Many a times Azhar got out in the most irresponsible manner at the most crucial juncture. Many a times he got run out when he ran from batting crease to mid off to complete a circle. “Perhaps nobody has told him that straight line is the shortest distance,” was often said when he did so. Every time this happened, people said that he had been paid to do so. They said the same about anyone who committed such mistake.
Manoj Prabhakar had created a furor in 1997 but the issue was dying a slow death. But with the confession of Hansie Cronje, entire world was shaken. Lot of heads rolled.
Azhar, Jadeja, Mongia and even Nikhil Chopra’s name came up along with the others.
While public opinion remains hostile against each of them, not everyone hears “Here is he, the man who sold us to bookies” kind of comments. Tell me honestly – how many times you shout “fixer” when you see Ajay Jadeja giving expert comments on TimesNow or see Nikhil Chopra doing mimicry on star cricket? But every time Azhar is shown on TV, I hear people shouting “Fixer, Fixer.”

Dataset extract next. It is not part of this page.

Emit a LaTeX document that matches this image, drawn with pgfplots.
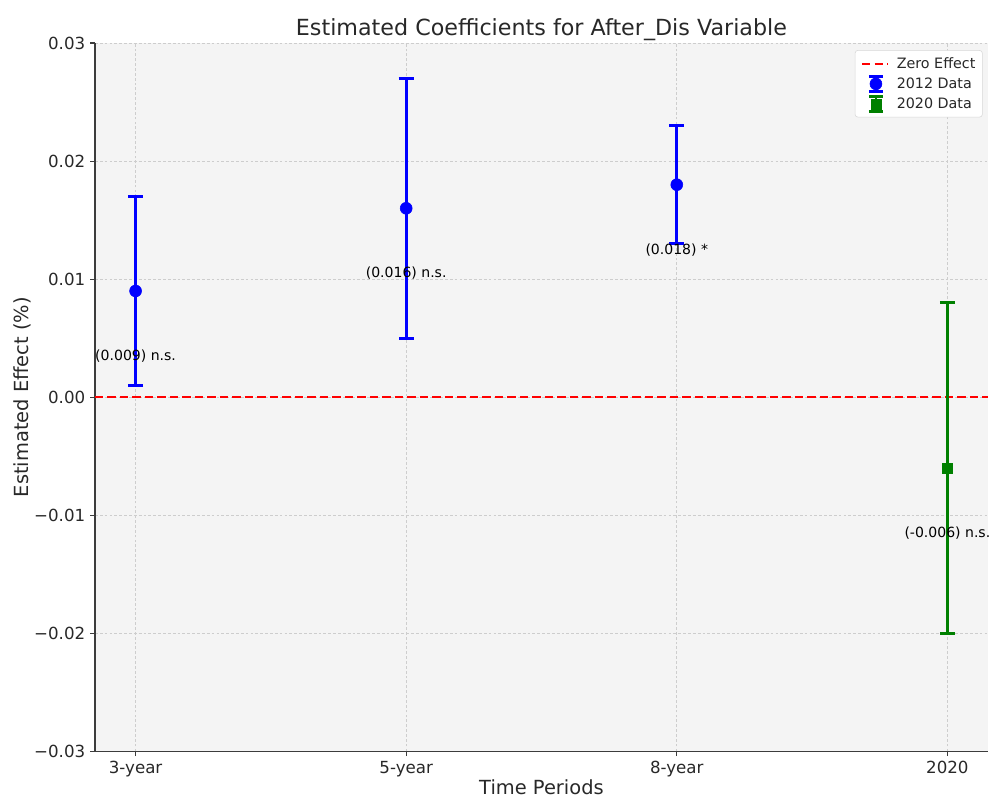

People seem to have forgiven or at least forgotten others but the same cannot be said about Azhar. Some say that his religion has got to do with it. I do not buy this argument. If there is one place in this country where an individual’s religion just doesn’t come to the mind, it is a cricket field.
Yet Azhar is being looked as the biggest culprit, the only culprit. Even if he was a culprit, I am sure he wasn’t the biggest one, or the only one.
He has already completed his sentence. He never played in his 100th test even though he scored a century in his 99th. Agreed that he was nearing the end of his career, but he could still have played for a few more years. He lost on those years. And even after more than a decade to fixing fiasco, he continues to be known as the “fixer.”
One of the reasons to it is that among all those who came under the scanner, Azhar was the biggest star. He was a hero. For a lot of us, he was our first batting hero before Sachin replaced him. We all just loved his cricket. If Sanjay Banger’s or Akash Chopra’s name had come up in some scam, I may not have thought about it for more than a day. But what if Sachin’s name comes up? I will erase the word cricket from my dictionary. The higher you rise, the harder you fall, and Azhar had a mighty fall. Cheating someone you don’t know may be a crime. Cheating some who trusts you, is a sin.
Azhar was one of those brilliant absent minded students who would score 100 out of 100 in a written exam but falter when asked “Where do you see yourself in five years from now?”
When his form was questioned, he said “I am playing well in the nets” and we laughed. When he dropped Saeed Anwar in Eden-1998 (Anwar went on to score a match winning 188), Azhar said “I went for someone else’s catch” and he was ridiculed. He was a great cricketer but a bad orator unlike someone like ‘tracer bullet’ who was an ordinary cricketer but his oratory skills have earned him a great career in commentary. Azhar was never an image builder during his days or even after that. He was just Azhar.
After years of appearances on TV, we have all almost forgotten that even Ajay Jadeja’s name had come up in that list. Too much of supply makes us forget that the same product was marred with below-quality allegations in the past.
But Azhar has never done that. Occasionally he has come on TV or sometimes in newspapers. Such rare appearances only refresh our memories of match fixing. They don’t make us forget that. They only remind that there is a cricketer who was alleged with match fixing charges.
Match fixing charges, to hell with them. No one knows how deeper they run. No one knows who all were involved or are still involved. Maybe he did fix matches, maybe he did not. We will never know the truth. But whatever he did, enough punishment has been meted out to him. It is time to move on. After all, most of us have moved on in the cases of other ‘wrongdoers’, haven’t we?